Here I must disagree. As Charles Pierce put it in a magisterial column in Esquire's The Politics Blog this past week, "By the Constitution, this isn't even a hard call. The Senate has every
legal right to investigate what was done in the name of the American
people during the previous decade. It has every legal right to every
scrap of information relating to its investigation, and the CIA has an
affirmative legal obligation to cooperate. Period." To the extent that President Obama has been ordering the CIA, or authorizing the CIA, not to comply with its obligation to cooperate with the Senate, Obama is abusing the powers of his office and obstructing justice. That, my friends, constitutes a 'high crime and misdemeanor.' That, my friends, is an impeachable offense.
The Charles Pierce column
Ah, but is it worse than what Nixon did? I would argue that it is not as evil as the secret bombing of Cambodia, one of the high crimes of which Nixon stood accused, since that crime comprised within it what the Nuremberg trials had established as the 'supreme crime against the peace.' But the secret Cambodia bombing was not an Article of Impeachment voted out of Committee. (Maybe Dems wanted their own presidents to be able to bomb other countries secretly without congressional approval or oversight? Nah, can't be, because Dems have principles. Right . . . and if you believe that I have a bridge to sell you in Brooklyn.) So, of the articles that were voted out of Committee, namely abuse of power and obstruction of justice, are they less serious than Obama's offense?

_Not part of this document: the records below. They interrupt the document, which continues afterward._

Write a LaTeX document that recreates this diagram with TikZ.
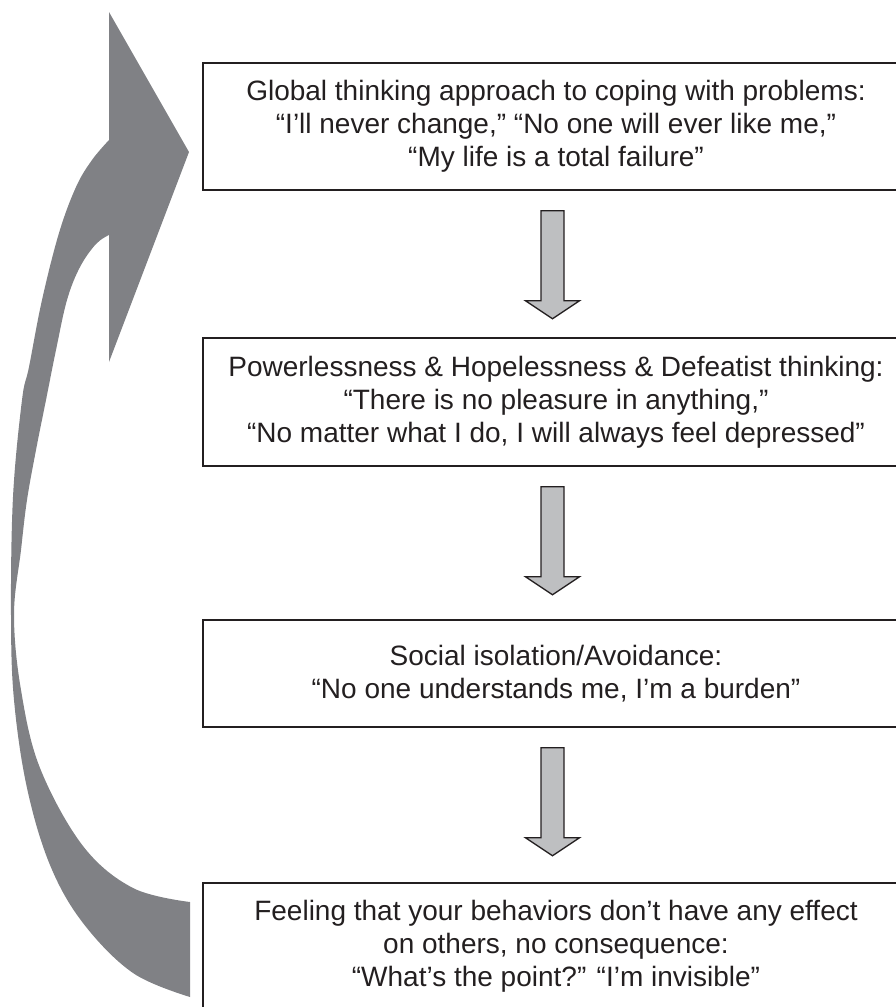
\documentclass[tikz,border=0pt]{standalone}
\usepackage{fontspec}
\setmainfont{Liberation Sans}
\usetikzlibrary{calc}
\definecolor{ink}{RGB}{35,31,32}
\definecolor{bigfill}{RGB}{128,129,133}
\definecolor{arrfill}{RGB}{190,191,193}
\begin{document}
\begin{tikzpicture}[x=1pt,y=-1pt,
  box/.style={draw=ink, line width=1.5pt, text=ink, align=center, inner sep=0pt,
    minimum width=706pt, font=\fontsize{28}{33}\selectfont},
  blk/.style={draw=ink, fill=arrfill, line width=1.3pt, line join=miter},
  loopfill/.style={fill=bigfill}]
\useasboundingbox (0,0) rectangle (895,1007);
% boxes
\node[box, minimum height=127pt] (b1) at (556,126.5)
  {Global thinking approach to coping with problems:\\
   “I’ll never change,” “No one will ever like me,”\\
   “My life is a total failure”};
\node[box, minimum height=128pt] (b2) at (556,402)
  {Powerlessness \& Hopelessness \& Defeatist thinking:\\
   “There is no pleasure in anything,”\\
   “No matter what I do, I will always feel depressed”};
\node[box, minimum height=107pt] (b3) at (556,673.5)
  {Social isolation/Avoidance:\\
   “No one understands me, I’m a burden”};
\node[box, minimum height=127pt] (b4) at (556,946.5)
  {Feeling that your behaviors don’t have any effect\\
   on others, no consequence:\\
   “What’s the point?” “I’m invisible”};
% block arrows between boxes
\foreach \a in {b1,b2,b3}{
  \draw[blk] ($(\a.south)+(-15,20)$) -- ++(23,0) -- ++(0,90) -- ++(15.5,0)
     -- ++(-27,18) -- ++(-27,-18) -- ++(15.5,0) -- cycle;
}
% big curved return arrow
\fill[loopfill] (109,12) -- (189,152) -- (109,362) -- (109,235)
  -- plot[smooth, tension=0.6] coordinates {(109,235) (96,244) (80,267) (67,300)
     (56,350) (46,400) (36,450) (27,500) (21,550) (14,615) (21,690) (40,768)
     (83,846) (133,888) (190,902)}
  -- (190,997)
  -- plot[smooth, tension=0.6] coordinates {(190,997) (133,973) (83,923) (50,865)
     (27,788) (14,700) (11,615) (13,497) (22,400) (29,367) (42,300) (59,233)
     (76,187) (92,160) (109,140)}
  -- cycle;
\end{tikzpicture}
\end{document}
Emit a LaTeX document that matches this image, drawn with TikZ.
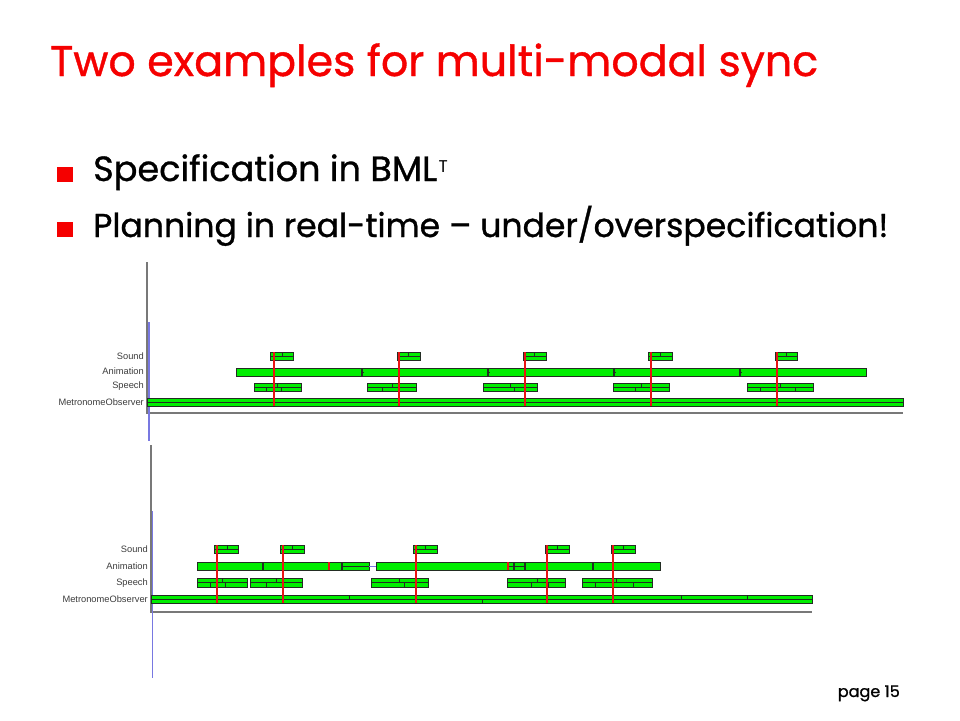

I think so, because Nixon abused his powers to single out another political party and individuals opposed to his policies in southeast Asia. But Obama is abusing his powers to obstruct the workings of a co-equal branch of government. Co-equal - that means that the Legislature is the equal of the Executive, not its inferior. In ordering the CIA to withhold documents from a co-equal branch with constitutionally-ordained oversight responsibilities, Obama undermines the very fabric of our constitutional order. That is a far more serious offense than anything with which Nixon was ever charged.